C++ objects are defined primarily by their lifetime, which is scoped to the program.

So if you want to recycle an object from raw storage, there has to be a brand new object in program (2) with its own lifetime. reinterpret_cast'ing memory does not create a new object, so that doesn't work.

Now, you might think that inplace-newing an object with a trivial constructor at that memory location could do the trick:

struct MyObj {
  int x;
  int y;
  float z;
};

void foo(char* raw_data) {
  // The content of raw_data must be treated as being ignored.
  MyObj* obj = new (raw_data) MyObj();
}

But you can't do that either. The compiler is allowed to (and demonstrably does sometimes) assume that such a construction mangles up the memory. See C++ placement new after memset for more details, as well as a demonstration.

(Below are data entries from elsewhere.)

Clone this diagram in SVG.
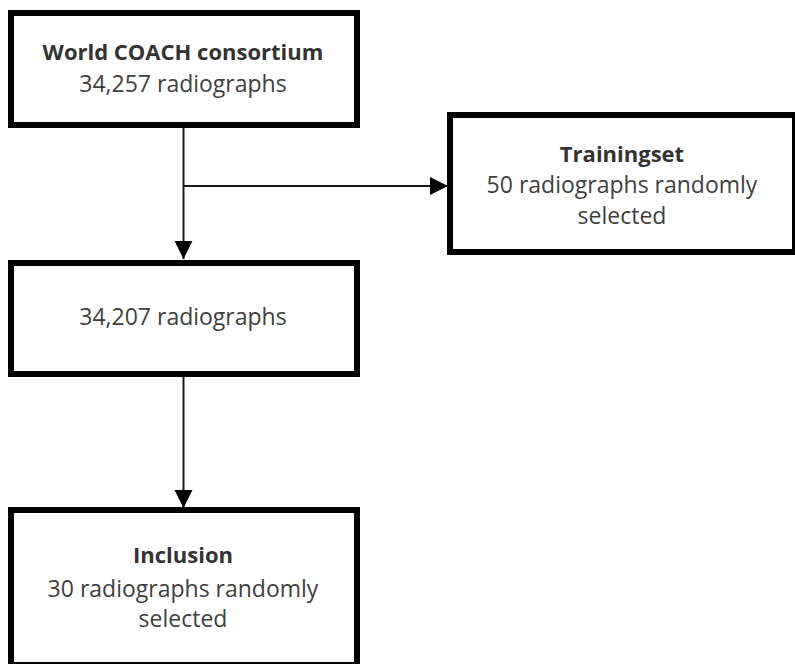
<svg xmlns="http://www.w3.org/2000/svg" width="795" height="664" viewBox="0 0 795 664">
  <style>
    .box { fill: #ffffff; stroke: #000000; stroke-width: 6; }
    .conn { fill: none; stroke: #1a1a1a; stroke-width: 2; }
    .t { font-family: "Open Sans", "Liberation Sans", sans-serif; font-size: 23px; fill: #404040; text-anchor: middle; }
    .b { font-weight: bold; font-size: 22px; fill: #333333; }
  </style>
  <defs>
    <marker id="arrow" markerUnits="userSpaceOnUse" markerWidth="20" markerHeight="20" viewBox="0 0 20 20" refX="18" refY="10" orient="auto">
      <path d="M0,1 L18,10 L0,19 Z" fill="#000000"/>
    </marker>
  </defs>
  <rect x="0" y="0" width="795" height="664" fill="#ffffff"/>

  <g id="connectors">
    <path class="conn" d="M183.5,128 L183.5,259" marker-end="url(#arrow)"/>
    <path class="conn" d="M183.5,186 L448,186" marker-end="url(#arrow)"/>
    <path class="conn" d="M183.5,377 L183.5,508" marker-end="url(#arrow)"/>
  </g>

  <g id="world-coach">
    <rect class="box" x="11" y="13" width="346" height="112"/>
    <text class="t b" x="183" y="60">World COACH consortium</text>
    <text class="t" x="183" y="92">34,257 radiographs</text>
  </g>

  <g id="trainingset">
    <rect class="box" x="450" y="115" width="345" height="137"/>
    <text class="t b" x="622" y="162">Trainingset</text>
    <text class="t" x="622" y="193">50 radiographs randomly</text>
    <text class="t" x="622" y="224">selected</text>
  </g>

  <g id="remaining">
    <rect class="box" x="11" y="263" width="346" height="111"/>
    <text class="t" x="183" y="325">34,207 radiographs</text>
  </g>

  <g id="inclusion">
    <rect class="box" x="11" y="510" width="346" height="155"/>
    <text class="t b" x="183" y="563">Inclusion</text>
    <text class="t" x="183" y="597">30 radiographs randomly</text>
    <text class="t" x="183" y="627">selected</text>
  </g>
</svg>
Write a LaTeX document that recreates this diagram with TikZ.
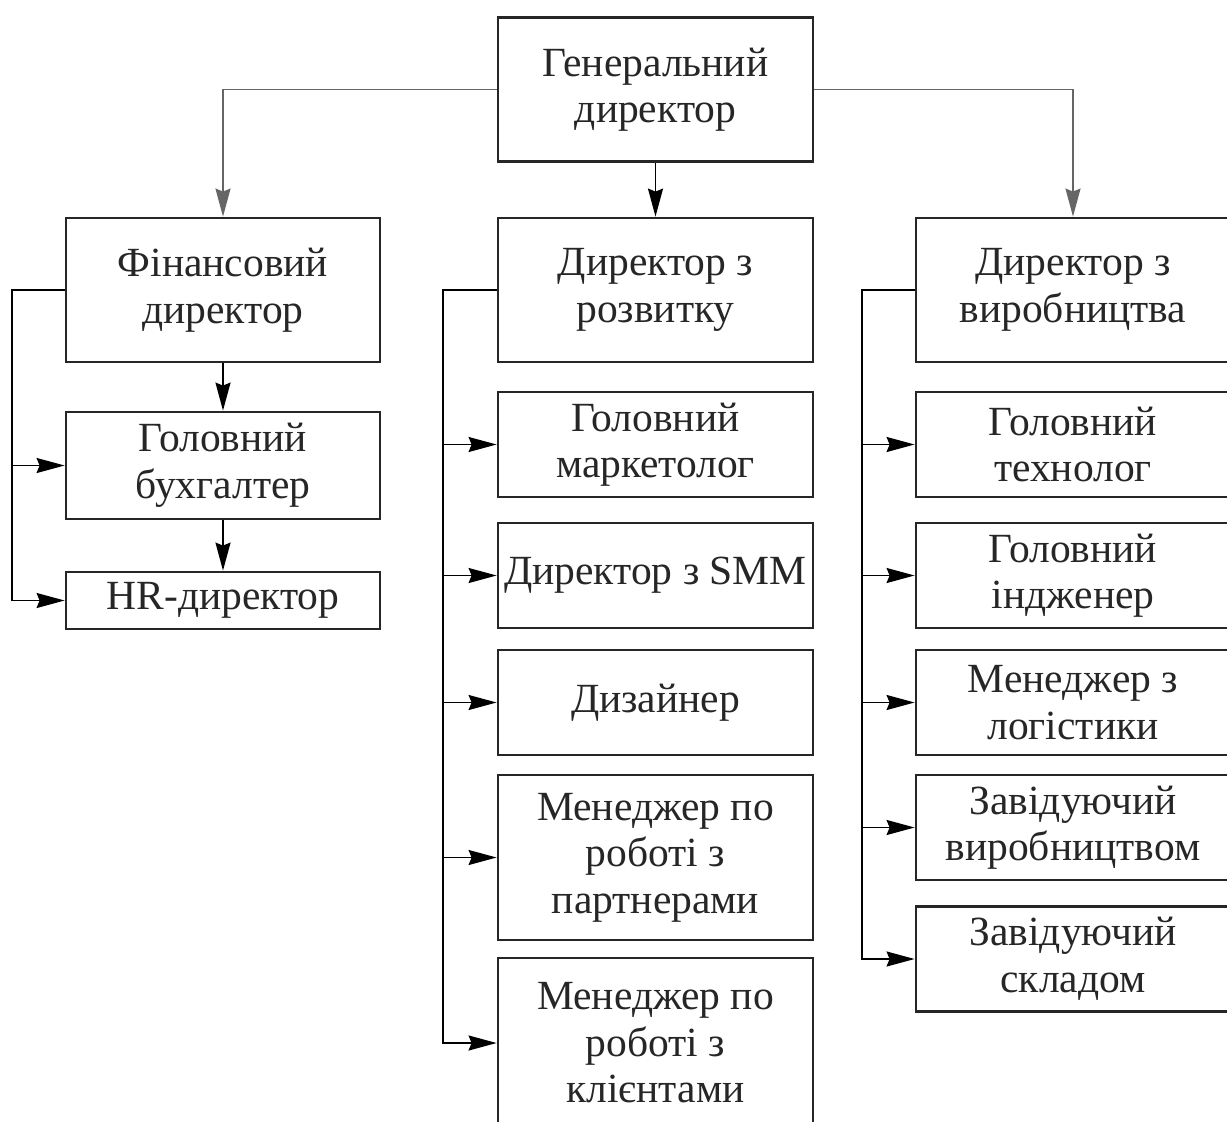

If you want to initialize an object from a given storage representation, you must use memcpy() or an equivalent:

void foo(char* raw_data) {
  MyObj obj;

  static_assert(std::is_standard_layout_v<MyObj>);
  std::memcpy(&obj, raw_data, sizeof(MyObj));
}

Addendum: It is possible to do the equivalent of the desired reinterpret_cast<> by restomping the memory with its original content after creating the object (inspired by the IOC proposal).

#include <type_traits>
#include <cstring>
#include <memory>

template<typename T> 
T* start_lifetime_as(void *p) 
  requires std::is_trivially_copyable_v<T> {
  
  constexpr std::size_t size = sizeof(T);
  constexpr std::size_t align = alignof(T);

  auto aligned_p = std::assume_aligned<align>(p);

  std::aligned_storage_t<size, align> tmp;
  std::memcpy(&tmp, aligned_p, size);

  T* t_ptr = new (aligned_p) T{};
  std::memcpy(t_ptr , &tmp, size);

  return std::launder<T>(t_ptr);
}


void foo(char* raw_data) {
  MyObj* obj = start_lifetime_as<MyObj>(raw_data);
}

This should be well-defined in C++11 and up as long as that memory location only contains raw data and no prior object. Also, from cursory testing, it seems like compilers do a good job at optimizing that away.